Nineteenth Century Salt Making – Developments in Salt Making Technology

After Furnival’s departure, the development of “patent pans” was continued at all three works and no doubt elsewhere. By the end of the century the Salt Union were still operating “machine pans” based essentially on the principle of the patent pan. Such pans were still working at Stoke Prior in the 1920’s.
Most salt makers however continued to use traditional open pan methods and during the 19th century worked to a standard pattern based on two pan types, the fine pan and the common pan. Both types were a standard 24 to 25 feet width to allow the 12 foot handled salt rakes to draw the salt from the centre of the pan.

Fine pans were about 40 feet in length and worked with fast fires so that the heat of the flue gases rapidly boiled the brine and also heated the adjoining hothouses where the salt made into lumps was dried before being crushed and milled to form a fine crystalline drysalt suitable for dairy and domestic uses. Common pans were at least double the length of the fine pan. They were without an adjacent hothouse so that the flue gases only heated the pan before reaching the chimney. Often three common pans would share one chimney. The common pan fires were banked with slack so that the pans worked at simmering temperatures and yielded large crystals. Industrial salt for the alkali makers was drawn from the pans after one or two days but longer periods yielded larger crystals and salt for tanneries or fishery use and could have been a one, two or three-weeks. The crystals were drawn from the pan and heaped to drain along the sides of the pan. The drained salt was then moved by handcart either to the warehouse or direct to a boat or railway wagon.

There were various modifications of the process. Some works in the 1860 to 1880 period were using steam heated wooden pans which at a temperature of 35-40 degrees centigrade yielded fishery salt after about 6 weeks operation. By the early 20th century the Salt Union at the Mersey Brine and Salt Works at Weston Point were producing fishery salt in common pans heated by Mond Producer Gas.

Albert F Calvert in his bulky “Salt in Cheshire” [Spon 1915] makes what are suspiciously exaggerated claims for the Hodgkinson Patent process which was a sophisticated arrangement in which steam and flue gases from enclosed boiling pans was used to heat other vessels and finally common pans. The process had been on trial by the Salt Union at their Northwich works but rejected. Calvert in his book failed to mention that he was the holder of the patent rights and hence had a special interest in promoting the process. Following the Salt Union’s rejection of the process Calvert acquired the lease of the Lawton Salt Works and established the Commercial Salt Company which took over the Hodgkinson plant. This was transported from Northwich to Lawton and re-erected but it never operated successfully and was eventually dismantled.

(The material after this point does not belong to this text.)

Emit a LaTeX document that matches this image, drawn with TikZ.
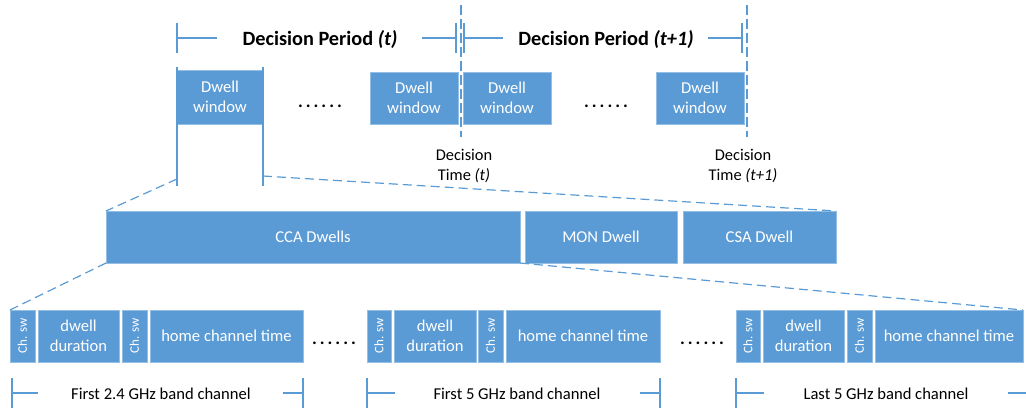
\documentclass[tikz,border=0pt]{standalone}
\usepackage{fontspec}
\usepackage{graphicx}
\setmainfont{Carlito}
\usetikzlibrary{shadows}
\definecolor{boxblue}{HTML}{5B9BD5}
\definecolor{lineblue}{HTML}{5B9BD5}
\newcommand\sixdots{.\kern3pt.\kern3pt.\kern3pt.\kern3pt.\kern3pt.}
\begin{document}
\begin{tikzpicture}[x=1pt,y=-1pt,
  blk/.style={fill=boxblue, draw=boxblue!65!white, line width=0.4pt, text=white,
    inner sep=0pt, outer sep=0pt, anchor=north west, align=center,
    font=\fontsize{16.6}{20.5}\selectfont,
    drop shadow={shadow xshift=1.2pt, shadow yshift=-1.2pt, opacity=0.22, fill=black}},
  swbox/.style={blk, font=\fontsize{13}{14}\selectfont},
  ln/.style={draw=lineblue, line width=1.2pt},
  dsh/.style={draw=lineblue, line width=1.2pt, dash pattern=on 9pt off 5pt},
  vdsh/.style={draw=lineblue, line width=1.2pt, dash pattern=on 10pt off 4pt},
  title/.style={font=\fontsize{20.3}{24}\selectfont\bfseries, inner sep=0pt, anchor=base},
  lbl/.style={font=\fontsize{16.6}{20.5}\selectfont, inner sep=0pt, anchor=base},
  dtime/.style={font=\fontsize{16.4}{20.5}\selectfont, inner sep=0pt, anchor=north, align=center},
  dots/.style={font=\fontsize{18}{20}\selectfont\bfseries, inner sep=0pt, anchor=base}
]
\useasboundingbox (0,0) rectangle (1026,416);

% ---------- top brackets ----------
\node[title] (p1) at (320,45) {Decision Period \textit{(t)}};
\node[title] (p2) at (606,45) {Decision Period \textit{(t+1)}};
\draw[ln] (177,23) -- (177,53);
\draw[ln] (177,38) -- (217,38);
\draw[ln] (422,38) -- (456,38);
\draw[ln] (456,23) -- (456,53);
\draw[ln] (464,23) -- (464,53);
\draw[ln] (464,38) -- (503,38);
\draw[ln] (708,38) -- (742,38);
\draw[ln] (742,23) -- (742,53);

% decision time dashed lines
\coordinate (dt1a) at (461,5);
\coordinate (dt1b) at (461,137);
\coordinate (dt2a) at (747,5);
\coordinate (dt2b) at (747,137);
\draw[vdsh] (dt1a) -- (dt1b);
\draw[vdsh] (dt2a) -- (dt2b);

% ---------- dwell windows ----------
\node[blk, minimum width=86pt, minimum height=54pt] (dw1) at (177,70) {Dwell\\window};
\node[blk, minimum width=88pt, minimum height=52pt] (dw2) at (370,72) {Dwell\\window};
\node[blk, minimum width=88pt, minimum height=52pt] (dw3) at (463,72) {Dwell\\window};
\node[blk, minimum width=88pt, minimum height=52pt] (dw4) at (656,72) {Dwell\\window};
\node[dots] (dotA) at (320,107) {\sixdots};
\node[dots] (dotB) at (606,107) {\sixdots};

\node[dtime] (dtt1) at (464,149) {Decision\\Time \textit{(t)}};
\node[dtime] (dtt2) at (743,149) {Decision\\Time \textit{(t+1)}};

% zoom lines from first dwell window
\coordinate (dwLb) at (177,186);
\coordinate (dwRb) at (263,186);
\coordinate (dwLd) at (177,179);
\coordinate (dwRd) at (263,176);
\draw[ln] ([yshift=3pt]dw1.north west) -- (dwLb);
\draw[ln] ([yshift=3pt]dw1.north east) -- (dwRb);

% ---------- middle row ----------
\node[blk, minimum width=414pt, minimum height=52pt] (cca) at (106,211) {CCA Dwells};
\node[blk, minimum width=152pt, minimum height=52pt] (mon) at (525,211) {MON Dwell};
\node[blk, minimum width=153pt, minimum height=52pt] (csa) at (683,211) {CSA Dwell};

\draw[dsh] (dwLd) -- (cca.north west);
\draw[dsh] (dwRd) -- (csa.north east);

% ---------- bottom row ----------
\node[swbox, minimum width=25pt, minimum height=52pt] (sw1) at (10,310) {\rotatebox{90}{Ch. sw}};
\node[blk, minimum width=81pt, minimum height=52pt] (dd1) at (38,310) {dwell\\duration};
\node[swbox, minimum width=25pt, minimum height=52pt] (sw2) at (122,310) {\rotatebox{90}{Ch. sw}};
\node[blk, minimum width=153pt, minimum height=52pt] (hc1) at (150,310) {home channel time};

\node[swbox, minimum width=24pt, minimum height=52pt] (sw3) at (367,310) {\rotatebox{90}{Ch. sw}};
\node[blk, minimum width=82pt, minimum height=52pt] (dd2) at (394,310) {dwell\\duration};
\node[swbox, minimum width=25pt, minimum height=52pt] (sw4) at (478,310) {\rotatebox{90}{Ch. sw}};
\node[blk, minimum width=154pt, minimum height=52pt] (hc2) at (506,310) {home channel time};

\node[swbox, minimum width=24pt, minimum height=52pt] (sw5) at (736,310) {\rotatebox{90}{Ch. sw}};
\node[blk, minimum width=81pt, minimum height=52pt] (dd3) at (763,310) {dwell\\duration};
\node[swbox, minimum width=25pt, minimum height=52pt] (sw6) at (847,310) {\rotatebox{90}{Ch. sw}};
\node[blk, minimum width=148pt, minimum height=52pt] (hc3) at (875,310) {home channel time};

\node[dots] (dotC) at (334,344) {\sixdots};
\node[dots] (dotD) at (702,344) {\sixdots};

\draw[dsh] (cca.south west) -- (sw1.north west);
\draw[dsh] (cca.south east) -- (hc3.north east);

% ---------- bottom brackets ----------
\node[lbl] (b1) at (161,399) {First 2.4 GHz band channel};
\node[lbl] (b2) at (517,399) {First 5 GHz band channel};
\node[lbl] (b3) at (886,399) {Last 5 GHz band channel};
\draw[ln] (12,378) -- (12,408);
\draw[ln] (12,393) -- (38,393);
\draw[ln] (283,393) -- (303,393);
\draw[ln] (303,378) -- (303,408);
\draw[ln] (367,378) -- (367,408);
\draw[ln] (367,393) -- (395,393);
\draw[ln] (640,393) -- (660,393);
\draw[ln] (660,378) -- (660,408);
\draw[ln] (736,378) -- (736,408);
\draw[ln] (736,393) -- (764,393);
\draw[ln] (1008,393) -- (1026,393);
\end{tikzpicture}
\end{document}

Calvert’s involvement with the Cheshire salt industry was for along time something of a mystery and only in recent years with the publication in Australia of a biography of Albert F Calvert [“Calvert’s Golden West”, Geoff Blackburn, Western Australia 1997] was it fully realised that his fortune had been made in the gold fields of Western Australia where he had followed in the footsteps of a famous grandfather John F Calvert the author in 1853 of a still definitive work; “The gold rocks of Great Britain and Ireland and the gold regions of the world”.[Chapman and Hall, London, 1853].Another innovative method of salt making of the early 20th century was the Tee Process patented by Harry Tee in 1903. The process made usable salt directly from rock salt by fusion of the crushed rock and the settling of impurities in the molten salt which was then decanted into lump forming moulds. The lumps were crushed and graded into fishery and table salts. The Tee Salt Manufacturing Process was working in 1910 at Carrickfergus in Northern Ireland by the Salt Mines Syndicate and was still receiving optimistic press reviews in 1913. But it nevertheless failed to compete with the open pan process and had a short life.